Inside the walls of a medieval-style wooden stadium, the people of the Caribbean coast city Sincelejo have gathered to participate in one of Colombia’s most extraordinary festivals, the “corraleja de toros,” where the spectacle is not so much to watch a professional bullfighter defeat a beast, but rather to take on the thrill of the beast yourself.
Sincelejo’s corraleja, a bullfight where festival-goers themselves participate in the ring, began on Tuesday and will run through January 20.
What happens in the small Caribbean coast city each year in the third week of January is part of a longstanding tradition where cattle farmers used to bring the most prized members of their herd to the Plaza de Toros, a man-made wooden arena where locals came to cram into the tight seats and indulge in several days of music and dancing.
And they still do.
Indulging in the music and dancing is just as much a pleasure today as it was in the past. But even though the corraleja was originally a sort of cattle fair, the event transformed into something of a participatory bull fight when cattle farmers started offering rewards to whatever rowdy, risk-hungry type could perform a spectacular stunt during a dance with the bull. To perform a headfirst flip over the bull, for one, earns the amateur ‘matador’ a hefty sum.

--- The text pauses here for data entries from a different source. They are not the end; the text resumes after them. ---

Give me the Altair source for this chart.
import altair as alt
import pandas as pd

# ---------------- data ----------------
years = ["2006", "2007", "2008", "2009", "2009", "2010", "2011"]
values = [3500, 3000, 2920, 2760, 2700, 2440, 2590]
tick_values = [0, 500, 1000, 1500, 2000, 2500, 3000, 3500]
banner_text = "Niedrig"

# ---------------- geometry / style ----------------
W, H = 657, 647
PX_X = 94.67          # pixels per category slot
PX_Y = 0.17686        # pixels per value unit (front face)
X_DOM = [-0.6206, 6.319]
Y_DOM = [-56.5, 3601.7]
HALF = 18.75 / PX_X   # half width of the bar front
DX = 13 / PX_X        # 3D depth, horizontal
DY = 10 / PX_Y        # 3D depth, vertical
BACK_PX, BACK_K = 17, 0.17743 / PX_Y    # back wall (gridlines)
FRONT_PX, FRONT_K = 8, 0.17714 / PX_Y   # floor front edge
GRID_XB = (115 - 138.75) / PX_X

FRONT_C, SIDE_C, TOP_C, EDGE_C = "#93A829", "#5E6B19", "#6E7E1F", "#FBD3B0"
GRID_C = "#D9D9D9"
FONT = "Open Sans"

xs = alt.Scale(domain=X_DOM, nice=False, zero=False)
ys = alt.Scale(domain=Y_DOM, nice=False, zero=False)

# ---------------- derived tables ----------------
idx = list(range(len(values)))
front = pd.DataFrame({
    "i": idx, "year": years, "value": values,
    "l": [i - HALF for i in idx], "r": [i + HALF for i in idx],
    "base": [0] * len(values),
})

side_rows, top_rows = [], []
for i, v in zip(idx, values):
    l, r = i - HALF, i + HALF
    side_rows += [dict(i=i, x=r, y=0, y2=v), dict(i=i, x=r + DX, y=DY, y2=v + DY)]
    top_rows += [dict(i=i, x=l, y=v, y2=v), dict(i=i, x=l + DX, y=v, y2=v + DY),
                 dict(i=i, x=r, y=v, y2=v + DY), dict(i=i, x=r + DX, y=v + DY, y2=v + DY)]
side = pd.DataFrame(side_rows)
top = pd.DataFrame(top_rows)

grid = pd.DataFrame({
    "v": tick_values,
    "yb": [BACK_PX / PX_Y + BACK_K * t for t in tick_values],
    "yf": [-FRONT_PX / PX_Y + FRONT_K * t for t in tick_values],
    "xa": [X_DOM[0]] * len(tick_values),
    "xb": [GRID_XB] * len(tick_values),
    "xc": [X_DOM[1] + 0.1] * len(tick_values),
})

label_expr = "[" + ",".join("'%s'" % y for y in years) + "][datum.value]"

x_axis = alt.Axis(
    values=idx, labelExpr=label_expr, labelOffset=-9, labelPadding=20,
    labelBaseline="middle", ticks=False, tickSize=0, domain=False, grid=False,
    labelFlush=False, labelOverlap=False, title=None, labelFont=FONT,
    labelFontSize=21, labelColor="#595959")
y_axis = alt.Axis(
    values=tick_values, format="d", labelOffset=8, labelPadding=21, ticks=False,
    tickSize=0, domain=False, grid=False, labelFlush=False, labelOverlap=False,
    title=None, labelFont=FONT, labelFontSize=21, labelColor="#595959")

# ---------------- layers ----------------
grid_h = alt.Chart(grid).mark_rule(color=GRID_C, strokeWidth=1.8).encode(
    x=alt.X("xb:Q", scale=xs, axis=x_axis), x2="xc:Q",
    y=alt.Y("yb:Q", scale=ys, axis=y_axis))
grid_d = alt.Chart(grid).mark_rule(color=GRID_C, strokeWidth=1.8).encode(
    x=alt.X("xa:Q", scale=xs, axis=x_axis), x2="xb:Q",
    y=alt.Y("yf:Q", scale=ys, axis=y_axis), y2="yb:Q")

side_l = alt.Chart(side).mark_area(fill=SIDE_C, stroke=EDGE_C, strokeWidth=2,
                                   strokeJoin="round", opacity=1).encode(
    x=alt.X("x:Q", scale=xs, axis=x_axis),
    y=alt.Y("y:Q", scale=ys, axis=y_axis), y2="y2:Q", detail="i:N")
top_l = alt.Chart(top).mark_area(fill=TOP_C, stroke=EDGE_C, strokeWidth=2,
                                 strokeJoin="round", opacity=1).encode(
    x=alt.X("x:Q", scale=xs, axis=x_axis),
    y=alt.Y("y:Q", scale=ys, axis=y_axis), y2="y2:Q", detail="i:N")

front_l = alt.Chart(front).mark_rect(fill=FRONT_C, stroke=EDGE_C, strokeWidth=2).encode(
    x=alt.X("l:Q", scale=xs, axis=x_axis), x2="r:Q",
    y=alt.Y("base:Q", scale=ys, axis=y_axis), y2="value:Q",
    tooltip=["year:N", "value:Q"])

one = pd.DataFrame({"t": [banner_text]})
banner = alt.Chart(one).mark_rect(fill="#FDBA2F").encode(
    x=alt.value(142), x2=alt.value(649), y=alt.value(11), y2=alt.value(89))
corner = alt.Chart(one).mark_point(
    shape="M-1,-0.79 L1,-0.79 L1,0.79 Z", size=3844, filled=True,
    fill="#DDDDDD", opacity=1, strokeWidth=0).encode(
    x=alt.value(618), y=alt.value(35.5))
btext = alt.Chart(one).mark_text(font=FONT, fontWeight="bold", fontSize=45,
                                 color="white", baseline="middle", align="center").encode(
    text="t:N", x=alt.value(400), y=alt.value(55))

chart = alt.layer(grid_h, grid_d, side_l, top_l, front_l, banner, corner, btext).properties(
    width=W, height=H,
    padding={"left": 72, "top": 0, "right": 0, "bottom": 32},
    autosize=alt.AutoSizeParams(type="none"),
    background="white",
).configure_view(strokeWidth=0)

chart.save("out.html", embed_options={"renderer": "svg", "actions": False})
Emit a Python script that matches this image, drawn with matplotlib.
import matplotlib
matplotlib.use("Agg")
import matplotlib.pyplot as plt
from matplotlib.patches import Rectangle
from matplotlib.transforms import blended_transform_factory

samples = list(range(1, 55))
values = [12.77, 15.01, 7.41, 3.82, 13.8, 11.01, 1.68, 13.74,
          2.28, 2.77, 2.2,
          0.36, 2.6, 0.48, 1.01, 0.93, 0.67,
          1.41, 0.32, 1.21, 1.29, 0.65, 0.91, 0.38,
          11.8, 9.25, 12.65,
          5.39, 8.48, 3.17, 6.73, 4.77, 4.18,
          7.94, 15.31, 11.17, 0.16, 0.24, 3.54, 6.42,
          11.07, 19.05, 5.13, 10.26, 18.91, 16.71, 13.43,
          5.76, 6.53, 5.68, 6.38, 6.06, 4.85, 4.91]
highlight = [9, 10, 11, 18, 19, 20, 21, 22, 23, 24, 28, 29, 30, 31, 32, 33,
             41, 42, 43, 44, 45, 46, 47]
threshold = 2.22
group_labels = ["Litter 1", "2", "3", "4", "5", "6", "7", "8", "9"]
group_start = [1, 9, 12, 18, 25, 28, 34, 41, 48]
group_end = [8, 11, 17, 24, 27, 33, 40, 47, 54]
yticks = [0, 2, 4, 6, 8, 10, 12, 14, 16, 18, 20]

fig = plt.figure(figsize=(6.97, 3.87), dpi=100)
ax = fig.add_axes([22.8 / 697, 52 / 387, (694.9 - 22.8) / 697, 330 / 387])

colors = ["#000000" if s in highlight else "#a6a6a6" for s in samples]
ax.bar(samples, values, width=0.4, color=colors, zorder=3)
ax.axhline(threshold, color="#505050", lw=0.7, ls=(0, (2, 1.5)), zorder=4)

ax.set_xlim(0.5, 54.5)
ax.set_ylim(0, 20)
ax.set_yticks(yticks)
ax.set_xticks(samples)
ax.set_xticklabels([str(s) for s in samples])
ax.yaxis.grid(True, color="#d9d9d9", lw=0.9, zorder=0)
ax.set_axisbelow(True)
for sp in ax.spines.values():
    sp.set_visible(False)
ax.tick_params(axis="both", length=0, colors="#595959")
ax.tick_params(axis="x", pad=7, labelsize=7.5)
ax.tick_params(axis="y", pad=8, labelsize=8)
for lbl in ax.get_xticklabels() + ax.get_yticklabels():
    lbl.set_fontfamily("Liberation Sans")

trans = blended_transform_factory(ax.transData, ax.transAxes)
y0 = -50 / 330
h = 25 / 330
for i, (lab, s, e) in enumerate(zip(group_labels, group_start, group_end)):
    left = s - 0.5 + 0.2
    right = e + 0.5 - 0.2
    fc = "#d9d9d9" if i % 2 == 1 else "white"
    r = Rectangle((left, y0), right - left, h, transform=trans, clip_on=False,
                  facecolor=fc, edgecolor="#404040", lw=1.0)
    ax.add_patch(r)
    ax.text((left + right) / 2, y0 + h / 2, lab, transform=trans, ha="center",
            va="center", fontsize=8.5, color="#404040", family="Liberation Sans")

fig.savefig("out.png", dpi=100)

The more daring the corralejas got, the more death became an integral part of the show. It is not unlikely that a festival-goer who chooses to participate gets seriously injured, possibly even gored to death.
In 1980, pressure on the wooden stadium caused the walls of the three-story structure to collapse, burying men, women, and children in the debris. The tragic day prompted Sincelejo to cancel the event for nearly two decades. It resumed in 1999.
Memories of death, though, are still strong. Balancing the thrill of the corraleja with death and animal suffering is a controversy the festival has grown conscious of in a Colombia where bullfighting has fallen under greater regulation.
In an interview with local media, Olga Barrios, Vice President of the Humane Society for Sucre, said “we do not want people or animals killed by the corralejas, and it does not hurt to reflect: How can you consider the indiscriminate abuse of animals to be culture?”